Short problem — Every line below is to be copied exactly, with the pictures left out.

[START OF Material shown]

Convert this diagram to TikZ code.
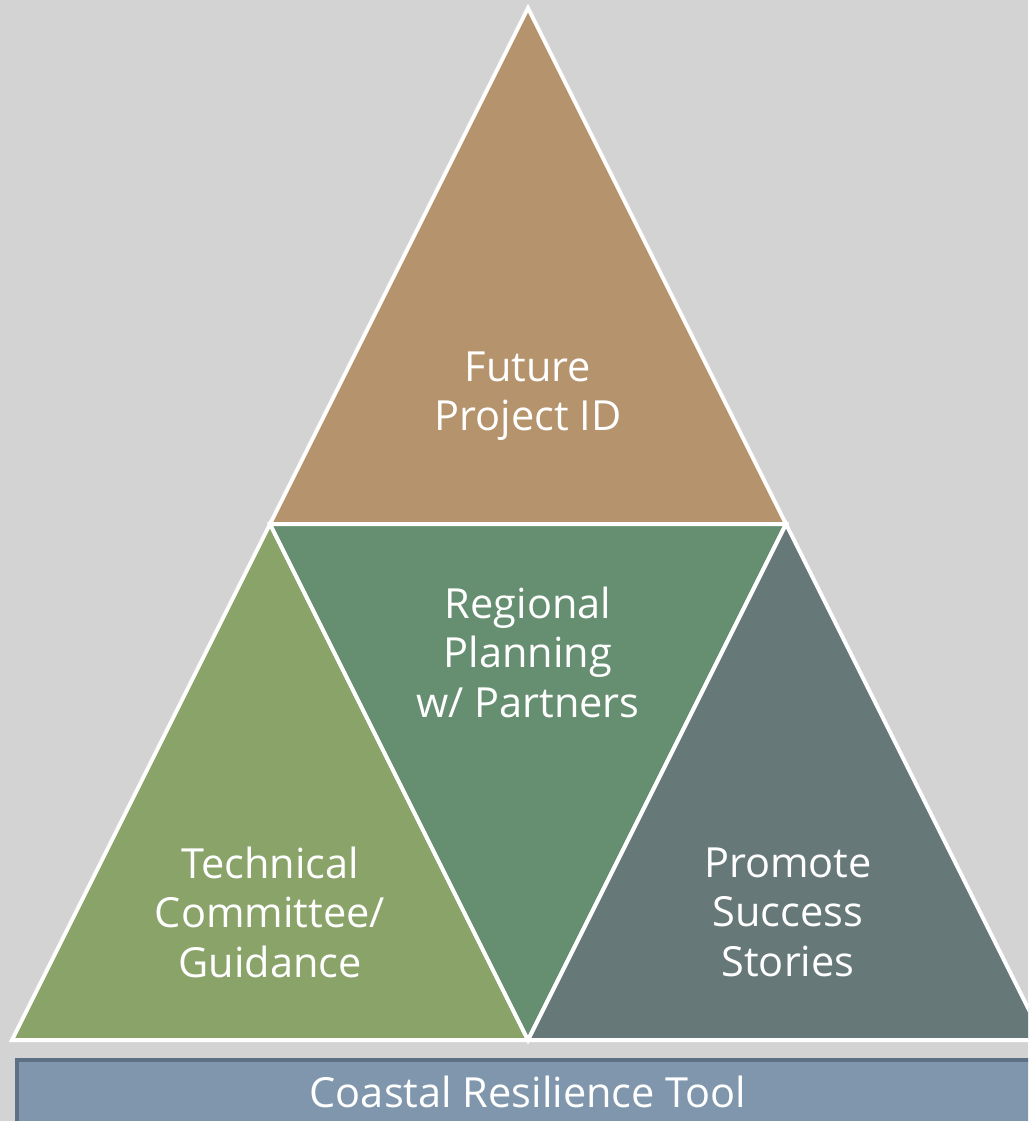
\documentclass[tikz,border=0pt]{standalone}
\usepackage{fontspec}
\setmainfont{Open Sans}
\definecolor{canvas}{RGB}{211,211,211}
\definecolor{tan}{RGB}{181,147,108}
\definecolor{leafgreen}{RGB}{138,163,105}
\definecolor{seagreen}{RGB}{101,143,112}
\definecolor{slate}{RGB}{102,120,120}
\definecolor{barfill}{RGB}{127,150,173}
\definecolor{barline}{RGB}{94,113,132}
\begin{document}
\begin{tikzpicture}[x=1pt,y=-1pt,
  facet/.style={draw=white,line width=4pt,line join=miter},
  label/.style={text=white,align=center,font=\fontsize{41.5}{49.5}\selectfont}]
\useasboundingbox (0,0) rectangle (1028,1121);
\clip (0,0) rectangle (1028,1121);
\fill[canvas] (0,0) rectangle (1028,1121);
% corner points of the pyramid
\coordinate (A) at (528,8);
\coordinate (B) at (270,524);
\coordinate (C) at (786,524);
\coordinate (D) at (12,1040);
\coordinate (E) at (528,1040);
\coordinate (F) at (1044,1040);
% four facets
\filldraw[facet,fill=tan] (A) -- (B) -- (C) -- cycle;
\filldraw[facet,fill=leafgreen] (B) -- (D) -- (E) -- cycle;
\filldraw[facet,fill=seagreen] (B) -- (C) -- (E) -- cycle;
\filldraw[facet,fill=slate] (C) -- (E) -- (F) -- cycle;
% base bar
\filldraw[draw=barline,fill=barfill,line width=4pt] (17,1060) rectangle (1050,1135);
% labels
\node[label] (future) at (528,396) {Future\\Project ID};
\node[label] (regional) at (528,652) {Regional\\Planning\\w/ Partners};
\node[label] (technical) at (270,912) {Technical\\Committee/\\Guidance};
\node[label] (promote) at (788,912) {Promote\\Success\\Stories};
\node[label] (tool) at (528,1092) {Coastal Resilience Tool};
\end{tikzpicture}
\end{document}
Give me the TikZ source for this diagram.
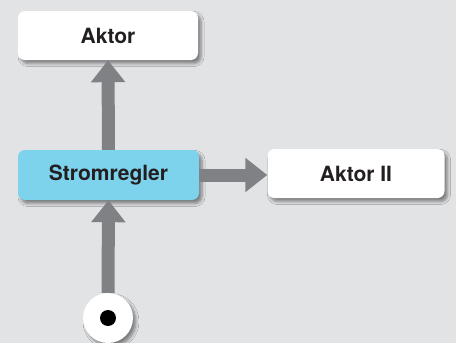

[END OF Material shown]

Solution to the exercise —
Convert this diagram to TikZ code.
\documentclass[tikz,border=0pt]{standalone}
\usepackage{fontspec}
\setmainfont{Open Sans}
\definecolor{canvas}{RGB}{211,211,211}
\definecolor{tan}{RGB}{181,147,108}
\definecolor{leafgreen}{RGB}{138,163,105}
\definecolor{seagreen}{RGB}{101,143,112}
\definecolor{slate}{RGB}{102,120,120}
\definecolor{barfill}{RGB}{127,150,173}
\definecolor{barline}{RGB}{94,113,132}
\begin{document}
\begin{tikzpicture}[x=1pt,y=-1pt,
  facet/.style={draw=white,line width=4pt,line join=miter},
  label/.style={text=white,align=center,font=\fontsize{41.5}{49.5}\selectfont}]
\useasboundingbox (0,0) rectangle (1028,1121);
\clip (0,0) rectangle (1028,1121);
\fill[canvas] (0,0) rectangle (1028,1121);
% corner points of the pyramid
\coordinate (A) at (528,8);
\coordinate (B) at (270,524);
\coordinate (C) at (786,524);
\coordinate (D) at (12,1040);
\coordinate (E) at (528,1040);
\coordinate (F) at (1044,1040);
% four facets
\filldraw[facet,fill=tan] (A) -- (B) -- (C) -- cycle;
\filldraw[facet,fill=leafgreen] (B) -- (D) -- (E) -- cycle;
\filldraw[facet,fill=seagreen] (B) -- (C) -- (E) -- cycle;
\filldraw[facet,fill=slate] (C) -- (E) -- (F) -- cycle;
% base bar
\filldraw[draw=barline,fill=barfill,line width=4pt] (17,1060) rectangle (1050,1135);
% labels
\node[label] (future) at (528,396) {Future\\Project ID};
\node[label] (regional) at (528,652) {Regional\\Planning\\w/ Partners};
\node[label] (technical) at (270,912) {Technical\\Committee/\\Guidance};
\node[label] (promote) at (788,912) {Promote\\Success\\Stories};
\node[label] (tool) at (528,1092) {Coastal Resilience Tool};
\end{tikzpicture}
\end{document}
Give me the TikZ source for this diagram.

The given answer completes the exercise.